In December 2006, he reported the results of an exclusive interview with the purported "fourth man" who was present at the scene on November 25 when plainclothes NYPD officers shot and killed Sean Bell.

González has written extensively on the health effects arising from the September 11 attacks and the cover-up of Ground Zero air hazards in columns in the New York Daily News. He was the first reporter in New York City to write on the health effects arising from the September 11, 2001 attacks.

González was awarded the 2010 Justice in Action Award from the Asian American Legal Defense and Education Fund, and, in 2011, won the George Polk Award a second time for a series of columns in the New York Daily News which exposed criminal acts connected with then-Mayor Michael Bloomberg’s CityTime project, a new computerized payroll system, leading to the federal indictment of four consultancies for fraud.

The voices of González and Amy Goodman, from an episode of "Democracy Now", were used (uncredited) over news footage concerning Hurricane Katrina in the opening montage of New Orleans at the beginning of the action-drama film Streets of Blood (2009).

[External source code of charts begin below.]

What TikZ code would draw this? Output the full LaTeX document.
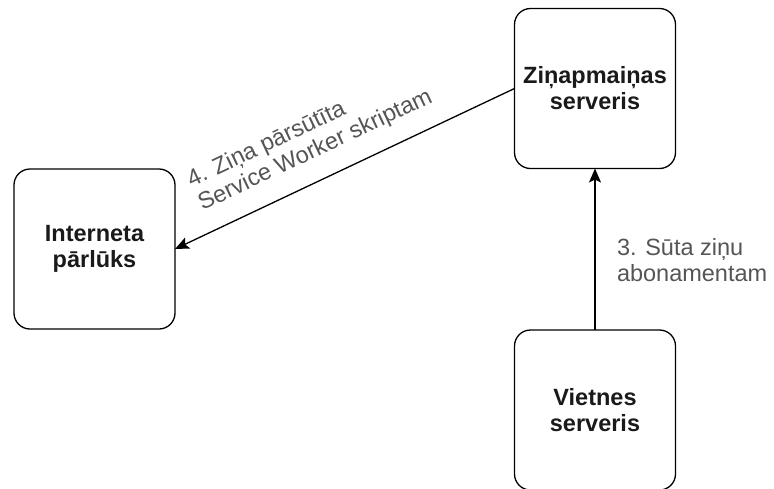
\documentclass[tikz,border=0pt]{standalone}
\usepackage{fontspec}
\setmainfont{Liberation Sans}
\usetikzlibrary{arrows.meta}
\definecolor{boxtext}{HTML}{1A1A1A}
\definecolor{edgetext}{HTML}{555555}
\begin{document}
\begin{tikzpicture}[
  every node/.style={inner sep=0pt, outer sep=0pt},
  box/.style={draw=black, line width=1.3pt, rounded corners=16pt,
    minimum width=161pt, minimum height=160pt, align=center,
    font=\fontsize{23.5pt}{26pt}\selectfont\bfseries, text=boxtext},
  lbl/.style={align=left, font=\fontsize{23.5pt}{26pt}\selectfont, text=edgetext},
  arr/.style={draw=black, line width=1.3pt,
    -{Stealth[length=14pt, width=12pt, inset=3pt]}}
]
\useasboundingbox (0pt,0pt) rectangle (774pt,-488pt);

% nodes
\node[box] (int) at (94.5pt,-249pt) {Interneta\\pārlūks};
\node[box] (zin) at (595pt,-88.5pt) {Ziņapmaiņas\\serveris};
\node[box] (vie) at (595pt,-410pt) {Vietnes\\serveris};

% connectors
\draw[arr] (vie.north) -- (zin.south);
\draw[arr] (zin.west) -- (int.east);

% edge labels
\node[lbl, anchor=west] (l3) at (617pt,-260pt) {3. Sūta ziņu\\abonamentam};
\node[lbl, rotate=25.3] (l4) at (310pt,-139pt) {4. Ziņa pārsūtīta\\Service Worker skriptam};
\end{tikzpicture}
\end{document}
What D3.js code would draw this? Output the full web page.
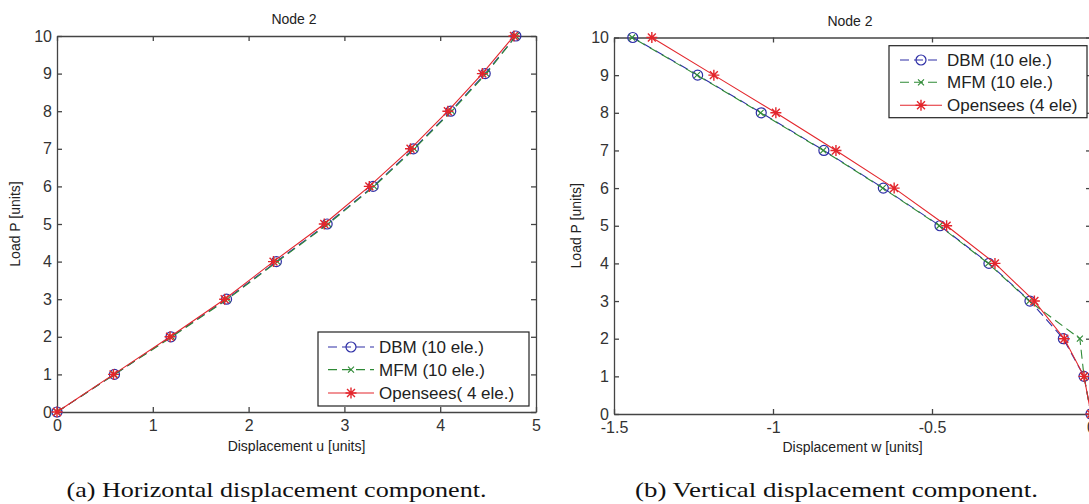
<!DOCTYPE html>
<html>
<head>
<meta charset="utf-8">
<script src="https://cdn.jsdelivr.net/npm/d3@7"></script>
<style>
  body { margin: 0; background: #fff; }
  svg { display: block; font-family: 'Liberation Sans', Arial, sans-serif; }
  .axis path, .axis line { stroke: #444; stroke-width: 1.3; }
  .axis text { font-size: 16px; fill: #333; font-family: 'Liberation Sans', Arial, sans-serif; }
  .label { font-size: 14px; fill: #222; }
  .caption { font-family: 'Liberation Serif', 'Times New Roman', serif; font-size: 21px; fill: #111; }
  .legend-box { fill: #fff; stroke: #222; stroke-width: 1.2; }
  .legend text { font-size: 17px; fill: #222; }
</style>
</head>
<body>
<svg id="chart" width="1089" height="504"></svg>
<script>
// load steps shared by both panels
const loads = [0, 1, 2, 3, 4, 5, 6, 7, 8, 9, 10];

// (a) horizontal displacement u at node 2
const horizDBM = [0, 0.60, 1.19, 1.77, 2.29, 2.82, 3.30, 3.72, 4.11, 4.47, 4.79];
const horizMFM = [0, 0.60, 1.20, 1.78, 2.30, 2.83, 3.31, 3.73, 4.12, 4.48, 4.79];
const horizOpensees = [0, 0.59, 1.18, 1.75, 2.26, 2.79, 3.26, 3.69, 4.08, 4.44, 4.77];

// (b) vertical displacement w at node 2
const vertDBM = [0, -0.022, -0.087, -0.192, -0.321, -0.475, -0.653, -0.840, -1.037, -1.237, -1.441];
const vertMFM = [0, -0.022, -0.035, -0.194, -0.323, -0.477, -0.655, -0.842, -1.039, -1.239, -1.443];
const vertOpensees = [0, -0.022, -0.084, -0.178, -0.302, -0.454, -0.619, -0.802, -0.991, -1.186, -1.381];

const horizTicks = [0, 1, 2, 3, 4, 5];
const vertTicks = [-1.5, -1, -0.5, 0];
const loadTicks = [0, 1, 2, 3, 4, 5, 6, 7, 8, 9, 10];

const horizLegend = ['DBM (10 ele.)', 'MFM (10 ele.)', 'Opensees( 4 ele.)'];
const vertLegend = ['DBM (10 ele.)', 'MFM (10 ele.)', 'Opensees (4 ele)'];

const colors = {
  dbm: '#2e2fa6',
  mfm: '#2f8a36',
  opensees: '#e3262c'
};

const svg = d3.select('#chart');

function starPath(s) {
  let d = s * 0.72;
  return 'M' + (-s) + ',0H' + s + 'M0,' + (-s) + 'V' + s +
    'M' + (-d) + ',' + (-d) + 'L' + d + ',' + d +
    'M' + (-d) + ',' + d + 'L' + d + ',' + (-d);
}

function crossPath(s) {
  return 'M' + (-s) + ',' + (-s) + 'L' + s + ',' + s +
    'M' + (-s) + ',' + s + 'L' + s + ',' + (-s);
}

function drawMarker(g, kind, x, y) {
  if (kind === 'dbm') {
    g.append('circle')
      .attr('cx', x).attr('cy', y).attr('r', 5)
      .attr('fill', 'none')
      .attr('stroke', colors.dbm)
      .attr('stroke-width', 1.2);
  } else if (kind === 'mfm') {
    g.append('path')
      .attr('transform', 'translate(' + x + ',' + y + ')')
      .attr('d', crossPath(3))
      .attr('fill', 'none')
      .attr('stroke', colors.mfm)
      .attr('stroke-width', 1.1);
  } else {
    g.append('path')
      .attr('transform', 'translate(' + x + ',' + y + ')')
      .attr('d', starPath(5.5))
      .attr('fill', 'none')
      .attr('stroke', colors.opensees)
      .attr('stroke-width', 1.4);
  }
}

function renderPanel(cfg) {
  let width = cfg.right - cfg.left;
  let height = cfg.bottom - cfg.top;

  let xScale = d3.scaleLinear().domain(cfg.xDomain).range([0, width]);
  let yScale = d3.scaleLinear().domain([0, 10]).range([height, 0]);

  let vis = svg.append('g')
    .attr('transform', 'translate(' + cfg.left + ',' + cfg.top + ')');

  // box with inward ticks on all four sides
  vis.append('g')
    .attr('class', 'axis')
    .attr('transform', 'translate(0,' + height + ')')
    .call(d3.axisBottom(xScale).tickValues(cfg.xTicks).tickSize(-5).tickSizeOuter(0)
      .tickPadding(8).tickFormat(d => String(d)));

  vis.append('g')
    .attr('class', 'axis')
    .call(d3.axisTop(xScale).tickValues(cfg.xTicks).tickSize(-5).tickSizeOuter(0)
      .tickFormat(() => ''));

  vis.append('g')
    .attr('class', 'axis')
    .call(d3.axisLeft(yScale).tickValues(loadTicks).tickSize(-5).tickSizeOuter(0)
      .tickPadding(5).tickFormat(d => String(d)));

  vis.append('g')
    .attr('class', 'axis')
    .attr('transform', 'translate(' + width + ',0)')
    .call(d3.axisRight(yScale).tickValues(loadTicks).tickSize(-5).tickSizeOuter(0)
      .tickFormat(() => ''));

  vis.selectAll('.axis text').style('font-size', '16px');

  // series
  cfg.series.map((s) => {
    let pts = loads.map((p, i) => ({ u: s.values[i], p: p }));

    vis.append('path')
      .datum(pts)
      .attr('fill', 'none')
      .attr('stroke', colors[s.key])
      .attr('stroke-width', 1.1)
      .attr('stroke-dasharray', s.key === 'opensees' ? null : '9,5')
      .attr('d', d3.line()
        .x(function(d) { return xScale(d.u); })
        .y(function(d) { return yScale(d.p); })
      );

    let marks = vis.append('g');
    pts.map((d) => {
      drawMarker(marks, s.key, xScale(d.u), yScale(d.p));
    });
  });

  // legend
  let lg = vis.append('g')
    .attr('class', 'legend')
    .attr('transform', 'translate(' + cfg.legend.x + ',' + cfg.legend.y + ')');

  lg.append('rect')
    .attr('class', 'legend-box')
    .attr('width', cfg.legend.w)
    .attr('height', cfg.legend.h);

  cfg.series.map((s, i) => {
    let ry = cfg.legend.rows[i];
    let x0 = cfg.legend.lineStart;
    let x1 = cfg.legend.lineEnd;

    lg.append('line')
      .attr('x1', x0).attr('x2', x1)
      .attr('y1', ry).attr('y2', ry)
      .attr('stroke', colors[s.key])
      .attr('stroke-width', 1.1)
      .attr('stroke-dasharray', s.key === 'opensees' ? null : '9,5');

    drawMarker(lg, s.key, (x0 + x1) / 2, ry);

    lg.append('text')
      .attr('x', cfg.legend.textX)
      .attr('y', ry)
      .attr('dy', '0.35em')
      .text(cfg.legendLabels[i]);
  });

  // labels
  svg.append('text')
    .attr('class', 'label')
    .attr('x', cfg.titleX)
    .attr('y', cfg.titleY)
    .attr('text-anchor', 'middle')
    .text('Node 2');

  svg.append('text')
    .attr('class', 'label')
    .attr('x', cfg.left + width / 2)
    .attr('y', cfg.xLabelY)
    .attr('text-anchor', 'middle')
    .text(cfg.xLabel);

  svg.append('text')
    .attr('class', 'label')
    .attr('transform', 'translate(' + cfg.yLabelX + ',' + (cfg.top + height / 2) + ') rotate(-90)')
    .attr('text-anchor', 'middle')
    .text('Load P [units]');

  svg.append('text')
    .attr('class', 'caption')
    .attr('x', cfg.captionX)
    .attr('y', 497)
    .attr('text-anchor', 'middle')
    .attr('textLength', cfg.captionW)
    .attr('lengthAdjust', 'spacingAndGlyphs')
    .text(cfg.caption);
}

renderPanel({
  left: 57, right: 536, top: 36, bottom: 412,
  xDomain: [0, 5],
  xTicks: horizTicks,
  series: [
    { key: 'dbm', values: horizDBM },
    { key: 'mfm', values: horizMFM },
    { key: 'opensees', values: horizOpensees }
  ],
  legendLabels: horizLegend,
  legend: { x: 261, y: 296, w: 211, h: 74, rows: [15, 37.6, 61], lineStart: 10, lineEnd: 56, textX: 61 },
  titleX: 294, titleY: 24,
  xLabel: 'Displacement u [units]', xLabelY: 451,
  yLabelX: 20,
  caption: '(a) Horizontal displacement component.',
  captionX: 276.5, captionW: 420
});

renderPanel({
  left: 614, right: 1091, top: 37.5, bottom: 414,
  xDomain: [-1.5, 0],
  xTicks: vertTicks,
  series: [
    { key: 'dbm', values: vertDBM },
    { key: 'mfm', values: vertMFM },
    { key: 'opensees', values: vertOpensees }
  ],
  legendLabels: vertLegend,
  legend: { x: 275, y: 8.2, w: 198, h: 72, rows: [14.3, 36.6, 59.6], lineStart: 11, lineEnd: 53, textX: 58 },
  titleX: 850, titleY: 26,
  xLabel: 'Displacement w [units]', xLabelY: 452,
  yLabelX: 581,
  caption: '(b) Vertical displacement component.',
  captionX: 836.5, captionW: 403
});
</script>
</body>
</html>
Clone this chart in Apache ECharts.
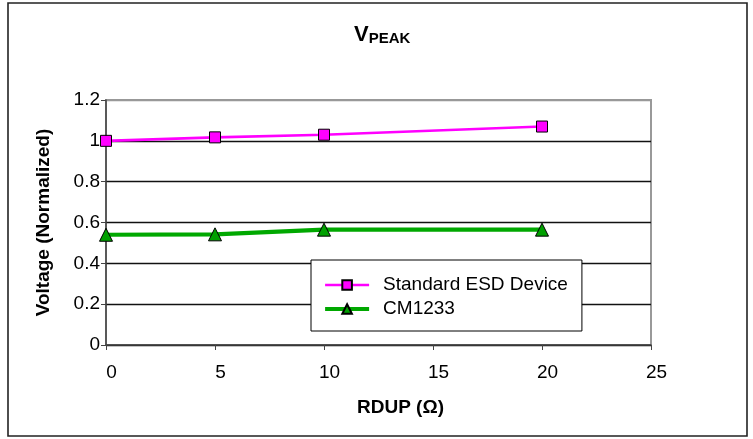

He has said that a prime motivating force in his work has been, "a sense about the unjust treatment of people".

In 2015, the New York City chapter of the Society of Professional Journalists inducted González into its New York Journalism Hall of Fame, along with Max Frankel, Charlie Rose, Lesley Stahl, Paul Steiger, and Richard Stolley.

Since 2018, he has held the post of Professor of Professional Practice at Rutgers University-New Brunswick's School of Communication and Information.

===Books===
González has written four books:
- Fallout: The Environmental Consequences of the World Trade Center Collapse (2002; ISBN 1-56584-845-4), documents cover-ups by Environmental Protection Agency and government officials with regard to health hazards at Ground Zero in New York.
- Harvest of Empire: A History of Latinos in America (2009, 2011, 2022) excerpt
- Roll Down Your Window: Stories of a Forgotten America
- Reclaiming Gotham: Bill de Blasio and the Movement to End America’s Tale of Two Cities (2017)

González is also the co-author, with Joseph Torres, of News for All the People: The Epic Story of Race and the American Media (2011; ISBN 978-1-84467-687-3), a history of the American media with special focus on media outlets owned and controlled by people of color, and how they were suppressed—sometimes violently—by mainstream political, corporate and media leaders.

===Film===
- Harvest of Empire: A History of Latinos in America, a film adaptation from the book of the same name.